* **WRITTEN TASK**: Everything from the first line of the data below through the line that contains "from bokeh.resources import INLINE" should be written out exactly, please, and nothing more; the pictures stay out.

* **PROVIDED MATERIAL**:
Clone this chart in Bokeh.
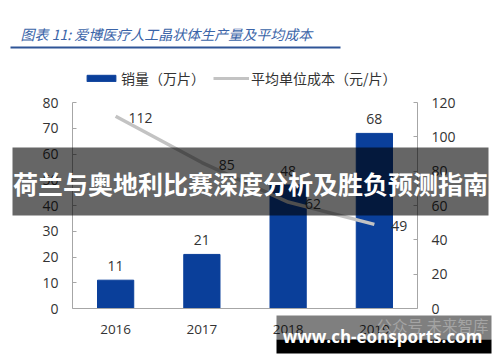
from bokeh.plotting import figure
from bokeh.layouts import column
from bokeh.models import (ColumnDataSource, Range1d, LinearAxis, FactorRange, Label, LabelSet,
                          BoxAnnotation, Legend, LegendItem, FixedTicker)
from bokeh.core.properties import value
from bokeh.embed import file_html
from bokeh.resources import INLINE

# ---- data ----
years = ["2016", "2017", "2018", "2019"]
sales = [11, 21, 48, 68]          # 销量（万片）
cost = [112, 85, 62, 49]          # 平均单位成本（元/片）
left_ticks = [0, 10, 20, 30, 40, 50, 60, 70, 80]
right_ticks = [0, 20, 40, 60, 80, 100, 120]

title_text = "图表 11:  爱博医疗人工晶状体生产量及平均成本"
sales_name = "销量（万片）"
cost_name = "平均单位成本（元/片）"
banner_text = "荷兰与奥地利比赛深度分析及胜负预测指南"
site_text = "www.ch-eonsports.com"
mark_text = "公众号 未来智库"

NUM_FONT = "Open Sans"
CJK_FONT = "Noto Sans CJK SC"
BAR_COLOR = "#0a3f9a"
LINE_COLOR = "#c3c3c3"
AXIS_COLOR = "#a6a6a6"
TEXT_COLOR = "#333333"

W, H = 500, 362
FL, FR, FT, FB = 72, 417, 102, 308   # plot-area edges in picture pixels

src = ColumnDataSource(dict(
    year=years, sales=sales, cost=cost,
    sales_txt=[str(v) for v in sales],
    cost_txt=[str(v) for v in cost],
))

# ---------------- main chart ----------------
p = figure(width=W, height=H,
           x_range=FactorRange(*years, range_padding=0),
           y_range=Range1d(0, 80),
           output_backend="svg", toolbar_location=None,
           min_border_left=FL, min_border_right=W - FR,
           min_border_top=FT, min_border_bottom=H - FB)
p.outline_line_color = None
p.xgrid.grid_line_color = None
p.ygrid.grid_line_color = None

p.extra_y_ranges = {"r": Range1d(0, 120)}
raxis = LinearAxis(y_range_name="r", ticker=FixedTicker(ticks=right_ticks))
p.add_layout(raxis, "right")
p.yaxis[0].ticker = FixedTicker(ticks=left_ticks)

for ax in [p.yaxis[0], raxis]:
    ax.axis_line_color = AXIS_COLOR
    ax.major_tick_line_color = AXIS_COLOR
    ax.major_tick_in = 4
    ax.major_tick_out = 0
    ax.minor_tick_line_color = None
    ax.major_label_text_font = NUM_FONT
    ax.major_label_text_font_size = "14px"
    ax.major_label_text_color = TEXT_COLOR
    ax.major_label_standoff = 14

xa = p.xaxis[0]
xa.axis_line_color = AXIS_COLOR
xa.major_tick_line_color = None
xa.minor_tick_line_color = None
xa.major_label_text_font = NUM_FONT
xa.major_label_text_font_size = "13.5px"
xa.major_label_text_color = TEXT_COLOR
xa.major_label_standoff = 10

bars = p.vbar(x="year", top="sales", width=0.42, source=src,
              fill_color=BAR_COLOR, line_color=BAR_COLOR)
line = p.line(x="year", y="cost", source=src, y_range_name="r",
              line_color=LINE_COLOR, line_width=3.5)

p.add_layout(LabelSet(x="year", y="sales", text="sales_txt", source=src,
                      y_offset=14, text_align="center", text_baseline="middle",
                      text_font=value(NUM_FONT), text_font_size="14px",
                      text_color=TEXT_COLOR))
p.add_layout(LabelSet(x="year", y="cost", text="cost_txt", source=src,
                      y_range_name="r", x_offset=25, y_offset=-2,
                      text_align="center", text_baseline="middle",
                      text_font=value(NUM_FONT), text_font_size="14px",
                      text_color=TEXT_COLOR))

# ---------------- transparent overlay (title, legend, banner, watermark) ----------------
o = figure(width=W, height=H, x_range=Range1d(0, W), y_range=Range1d(0, H),
           x_axis_type=None, y_axis_type=None, min_border=0,
           output_backend="svg", toolbar_location=None)
o.outline_line_color = None
o.background_fill_alpha = 0
o.border_fill_alpha = 0
o.margin = (-H, 0, 0, 0)
if "frame_align" in o.properties():
    o.frame_align = False
if "frame_align" in p.properties():
    p.frame_align = False


def box(l, r, t, b, color, alpha):
    return BoxAnnotation(left=l, right=r, top=H - t, bottom=H - b,
                         left_units="screen", right_units="screen",
                         bottom_units="screen", top_units="screen",
                         fill_color=color, fill_alpha=alpha, line_color=None)


def label(px, py, text, **kw):
    return Label(x=px, y=H - py, x_units="screen", y_units="screen",
                 text=text, text_baseline="middle", **kw)


# title and rule
o.add_layout(label(20, 33, title_text, text_font=CJK_FONT, text_font_size="14px",
                   text_font_style="italic", text_color="#3a64a8"))
o.add_layout(box(10, 340, 46, 48, "#2f5597", 1))

# legend swatches: copies of the series drawn on off-screen ranges,
# so that they only lend the legend their glyphs
o.extra_x_ranges = {"offx": Range1d(-3000, -2000)}
o.extra_y_ranges = {"offy": Range1d(-3000, -2000)}
leg_bar = o.vbar(x="sales", top="sales", width=1, source=src,
                 x_range_name="offx", y_range_name="offy",
                 fill_color=BAR_COLOR, line_color=BAR_COLOR)
leg_line = o.line(x="sales", y="cost", source=src,
                  x_range_name="offx", y_range_name="offy",
                  line_color=LINE_COLOR, line_width=3)
legend = Legend(items=[LegendItem(label=sales_name, renderers=[leg_bar]),
                       LegendItem(label=cost_name, renderers=[leg_line])],
                location=(83, H - 88), orientation="horizontal",
                padding=0, margin=0, spacing=8, label_standoff=2,
                glyph_width=36, glyph_height=8, label_height=16,
                border_line_color=None, background_fill_alpha=0,
                label_text_font=CJK_FONT, label_text_font_size="14px",
                label_text_color=TEXT_COLOR)
o.add_layout(legend, "center")

# overlay banner
o.add_layout(box(12, 488, 147, 215, "black", 0.6))
o.add_layout(label(250, 182, banner_text, text_font=CJK_FONT, text_font_size="25px",
                   text_font_style="bold", text_color="white", text_align="center"))

# watermark
o.add_layout(box(276, 491, 315, 339, "black", 0.5))
o.add_layout(box(276, 491, 339, 353, "black", 1))
o.add_layout(label(376, 324, mark_text, text_font=CJK_FONT, text_font_size="15.5px",
                   text_color="#a4a4a4", text_align="left"))
o.add_layout(label(382, 336, site_text, text_font="Open Sans", text_font_size="17px",
                   text_font_style="bold", text_color="white", text_align="center"))

layout = column(p, o)
open("out.html", "w").write(file_html(layout, INLINE))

* **ANSWER**:
Clone this chart in Bokeh.
from bokeh.plotting import figure
from bokeh.layouts import column
from bokeh.models import (ColumnDataSource, Range1d, LinearAxis, FactorRange, Label, LabelSet,
                          BoxAnnotation, Legend, LegendItem, FixedTicker)
from bokeh.core.properties import value
from bokeh.embed import file_html
from bokeh.resources import INLINE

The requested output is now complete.